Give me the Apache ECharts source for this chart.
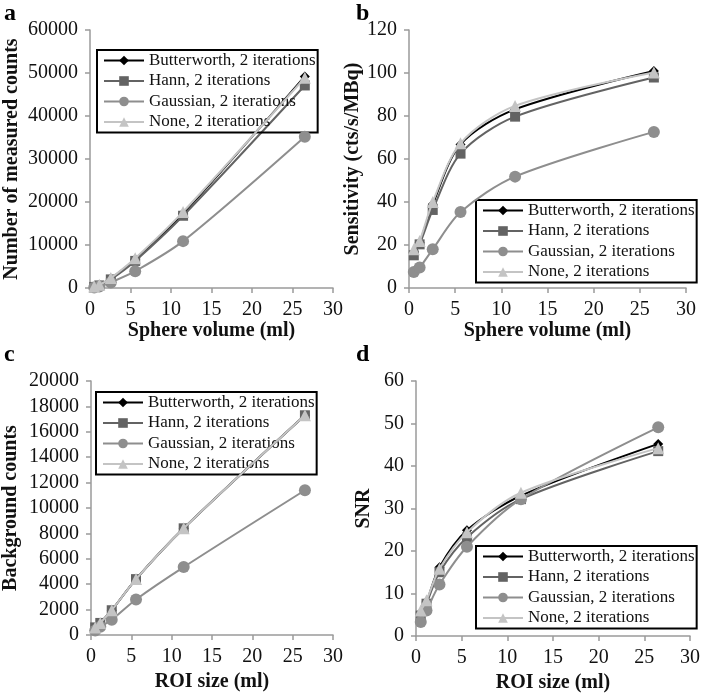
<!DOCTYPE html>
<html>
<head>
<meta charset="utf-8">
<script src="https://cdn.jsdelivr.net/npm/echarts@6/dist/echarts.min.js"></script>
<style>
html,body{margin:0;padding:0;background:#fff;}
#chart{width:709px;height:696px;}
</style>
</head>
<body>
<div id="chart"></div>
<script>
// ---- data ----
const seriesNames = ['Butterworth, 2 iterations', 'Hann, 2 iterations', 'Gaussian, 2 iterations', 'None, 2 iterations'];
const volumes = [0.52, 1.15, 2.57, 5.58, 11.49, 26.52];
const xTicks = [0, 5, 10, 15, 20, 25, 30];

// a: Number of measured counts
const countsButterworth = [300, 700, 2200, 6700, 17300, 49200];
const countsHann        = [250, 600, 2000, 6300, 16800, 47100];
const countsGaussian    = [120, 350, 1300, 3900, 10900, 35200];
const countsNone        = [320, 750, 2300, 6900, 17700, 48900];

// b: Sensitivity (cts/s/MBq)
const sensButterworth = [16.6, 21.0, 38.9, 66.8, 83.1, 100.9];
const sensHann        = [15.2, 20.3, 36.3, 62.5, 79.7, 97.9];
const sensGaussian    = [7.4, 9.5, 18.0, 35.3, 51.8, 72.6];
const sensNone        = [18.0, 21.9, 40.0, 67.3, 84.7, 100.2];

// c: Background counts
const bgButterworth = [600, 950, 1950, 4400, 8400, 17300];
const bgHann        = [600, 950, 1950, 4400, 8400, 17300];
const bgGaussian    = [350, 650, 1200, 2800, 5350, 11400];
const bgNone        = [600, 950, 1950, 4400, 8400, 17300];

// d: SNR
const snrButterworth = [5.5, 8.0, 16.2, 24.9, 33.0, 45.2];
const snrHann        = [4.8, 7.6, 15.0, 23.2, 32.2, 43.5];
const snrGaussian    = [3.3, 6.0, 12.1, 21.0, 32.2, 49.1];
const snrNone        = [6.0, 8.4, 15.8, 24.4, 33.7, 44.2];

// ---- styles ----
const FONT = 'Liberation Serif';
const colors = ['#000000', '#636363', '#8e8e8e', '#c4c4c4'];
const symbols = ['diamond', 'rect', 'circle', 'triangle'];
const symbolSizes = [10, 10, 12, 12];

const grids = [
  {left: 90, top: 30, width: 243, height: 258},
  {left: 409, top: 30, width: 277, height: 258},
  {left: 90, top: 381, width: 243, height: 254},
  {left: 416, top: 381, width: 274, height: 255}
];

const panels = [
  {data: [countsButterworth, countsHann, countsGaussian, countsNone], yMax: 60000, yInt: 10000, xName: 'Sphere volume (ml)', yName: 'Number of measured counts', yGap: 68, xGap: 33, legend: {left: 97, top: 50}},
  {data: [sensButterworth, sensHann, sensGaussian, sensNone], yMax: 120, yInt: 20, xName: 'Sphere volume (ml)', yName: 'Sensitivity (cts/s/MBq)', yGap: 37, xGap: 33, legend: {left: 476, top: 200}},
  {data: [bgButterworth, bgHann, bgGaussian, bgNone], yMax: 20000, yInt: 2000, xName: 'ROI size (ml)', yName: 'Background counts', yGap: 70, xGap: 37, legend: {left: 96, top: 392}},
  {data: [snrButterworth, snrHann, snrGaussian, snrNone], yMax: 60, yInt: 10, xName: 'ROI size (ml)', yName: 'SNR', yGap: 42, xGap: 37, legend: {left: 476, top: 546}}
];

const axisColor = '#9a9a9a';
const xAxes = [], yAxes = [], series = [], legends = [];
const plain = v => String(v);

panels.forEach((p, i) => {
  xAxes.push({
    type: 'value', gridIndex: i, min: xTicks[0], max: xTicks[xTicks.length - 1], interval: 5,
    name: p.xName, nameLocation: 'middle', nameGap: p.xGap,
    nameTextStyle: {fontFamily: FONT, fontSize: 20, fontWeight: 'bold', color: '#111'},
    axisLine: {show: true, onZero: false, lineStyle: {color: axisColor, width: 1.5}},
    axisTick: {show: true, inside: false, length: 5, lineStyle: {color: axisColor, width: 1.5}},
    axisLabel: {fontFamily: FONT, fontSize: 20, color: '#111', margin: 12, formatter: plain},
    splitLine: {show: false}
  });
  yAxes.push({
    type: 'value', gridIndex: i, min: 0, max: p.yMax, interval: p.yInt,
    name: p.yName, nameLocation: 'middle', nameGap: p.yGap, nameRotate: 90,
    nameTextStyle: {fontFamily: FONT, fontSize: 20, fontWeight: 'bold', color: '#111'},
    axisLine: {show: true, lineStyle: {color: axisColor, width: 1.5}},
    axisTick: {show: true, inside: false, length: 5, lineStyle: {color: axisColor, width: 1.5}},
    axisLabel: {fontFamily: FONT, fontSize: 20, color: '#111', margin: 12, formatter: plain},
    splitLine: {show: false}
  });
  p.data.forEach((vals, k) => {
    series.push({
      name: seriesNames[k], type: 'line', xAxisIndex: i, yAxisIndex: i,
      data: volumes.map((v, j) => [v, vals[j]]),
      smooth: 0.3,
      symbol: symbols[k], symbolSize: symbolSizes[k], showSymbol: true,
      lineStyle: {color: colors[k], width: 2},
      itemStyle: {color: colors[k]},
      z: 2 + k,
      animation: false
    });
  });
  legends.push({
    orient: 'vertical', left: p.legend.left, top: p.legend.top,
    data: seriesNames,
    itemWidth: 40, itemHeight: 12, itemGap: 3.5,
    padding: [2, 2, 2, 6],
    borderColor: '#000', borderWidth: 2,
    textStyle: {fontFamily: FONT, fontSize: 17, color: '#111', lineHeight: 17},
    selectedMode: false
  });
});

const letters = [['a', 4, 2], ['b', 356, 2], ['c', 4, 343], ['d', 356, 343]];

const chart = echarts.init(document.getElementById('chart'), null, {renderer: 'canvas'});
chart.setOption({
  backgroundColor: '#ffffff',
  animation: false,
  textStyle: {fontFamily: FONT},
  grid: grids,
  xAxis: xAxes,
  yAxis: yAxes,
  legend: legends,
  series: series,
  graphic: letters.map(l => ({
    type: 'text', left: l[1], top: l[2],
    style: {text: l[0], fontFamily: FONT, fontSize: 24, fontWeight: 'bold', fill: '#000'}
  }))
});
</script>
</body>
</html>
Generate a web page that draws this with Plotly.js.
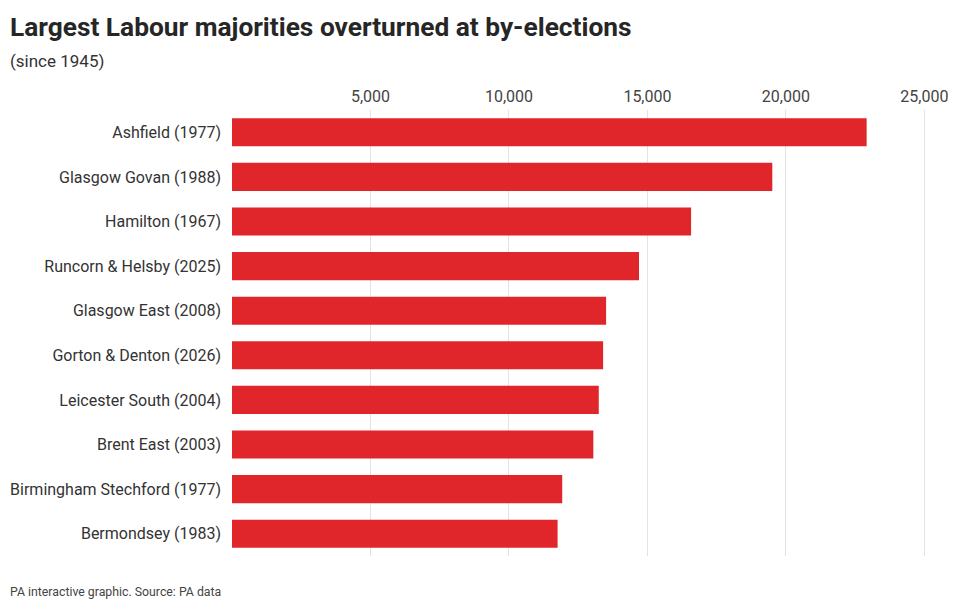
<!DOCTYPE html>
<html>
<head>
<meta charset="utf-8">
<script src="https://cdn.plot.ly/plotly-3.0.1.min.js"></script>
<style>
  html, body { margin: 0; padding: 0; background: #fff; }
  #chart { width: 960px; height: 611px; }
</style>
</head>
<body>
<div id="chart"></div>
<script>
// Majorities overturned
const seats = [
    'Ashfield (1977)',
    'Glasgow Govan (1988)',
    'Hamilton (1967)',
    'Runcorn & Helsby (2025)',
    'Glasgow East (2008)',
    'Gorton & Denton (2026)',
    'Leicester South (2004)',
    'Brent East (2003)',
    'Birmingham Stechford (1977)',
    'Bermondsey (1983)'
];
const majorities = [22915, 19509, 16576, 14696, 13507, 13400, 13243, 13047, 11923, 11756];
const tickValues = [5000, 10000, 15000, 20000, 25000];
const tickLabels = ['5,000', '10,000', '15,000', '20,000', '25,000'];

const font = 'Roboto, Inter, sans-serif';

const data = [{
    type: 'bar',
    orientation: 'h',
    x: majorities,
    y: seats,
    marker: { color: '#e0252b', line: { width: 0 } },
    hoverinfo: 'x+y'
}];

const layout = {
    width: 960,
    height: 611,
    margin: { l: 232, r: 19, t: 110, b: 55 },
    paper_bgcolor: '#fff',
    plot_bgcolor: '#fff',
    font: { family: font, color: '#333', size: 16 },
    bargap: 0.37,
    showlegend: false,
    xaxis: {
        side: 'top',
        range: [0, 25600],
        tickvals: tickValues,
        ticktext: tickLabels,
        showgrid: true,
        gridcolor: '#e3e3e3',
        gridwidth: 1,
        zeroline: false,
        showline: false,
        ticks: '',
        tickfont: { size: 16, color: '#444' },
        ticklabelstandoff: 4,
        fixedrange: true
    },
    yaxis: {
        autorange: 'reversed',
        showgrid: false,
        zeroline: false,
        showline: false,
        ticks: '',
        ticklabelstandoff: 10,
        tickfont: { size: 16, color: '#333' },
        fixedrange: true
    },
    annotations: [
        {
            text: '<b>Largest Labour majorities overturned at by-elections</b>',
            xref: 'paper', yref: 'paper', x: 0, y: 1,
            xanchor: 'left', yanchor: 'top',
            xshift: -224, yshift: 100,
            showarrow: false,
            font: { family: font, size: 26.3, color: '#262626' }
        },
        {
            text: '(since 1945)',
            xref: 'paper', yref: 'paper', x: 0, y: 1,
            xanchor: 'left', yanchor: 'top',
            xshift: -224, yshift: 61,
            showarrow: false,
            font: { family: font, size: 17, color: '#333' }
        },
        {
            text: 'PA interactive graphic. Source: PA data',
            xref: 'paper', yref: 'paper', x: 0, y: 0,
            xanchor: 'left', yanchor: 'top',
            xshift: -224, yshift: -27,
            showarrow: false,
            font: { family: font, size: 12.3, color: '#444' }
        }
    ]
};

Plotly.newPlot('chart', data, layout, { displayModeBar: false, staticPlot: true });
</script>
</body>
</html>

#####

OBJECTIVE:
Retype the records above word for word, from their first line through the line containing "6900, 17700, 48900];", and leave out every picture.

RESPONSE TO THIS TASK:
Give me the Apache ECharts source for this chart.
<!DOCTYPE html>
<html>
<head>
<meta charset="utf-8">
<script src="https://cdn.jsdelivr.net/npm/echarts@6/dist/echarts.min.js"></script>
<style>
html,body{margin:0;padding:0;background:#fff;}
#chart{width:709px;height:696px;}
</style>
</head>
<body>
<div id="chart"></div>
<script>
// ---- data ----
const seriesNames = ['Butterworth, 2 iterations', 'Hann, 2 iterations', 'Gaussian, 2 iterations', 'None, 2 iterations'];
const volumes = [0.52, 1.15, 2.57, 5.58, 11.49, 26.52];
const xTicks = [0, 5, 10, 15, 20, 25, 30];

// a: Number of measured counts
const countsButterworth = [300, 700, 2200, 6700, 17300, 49200];
const countsHann        = [250, 600, 2000, 6300, 16800, 47100];
const countsGaussian    = [120, 350, 1300, 3900, 10900, 35200];
const countsNone        = [320, 750, 2300, 6900, 17700, 48900];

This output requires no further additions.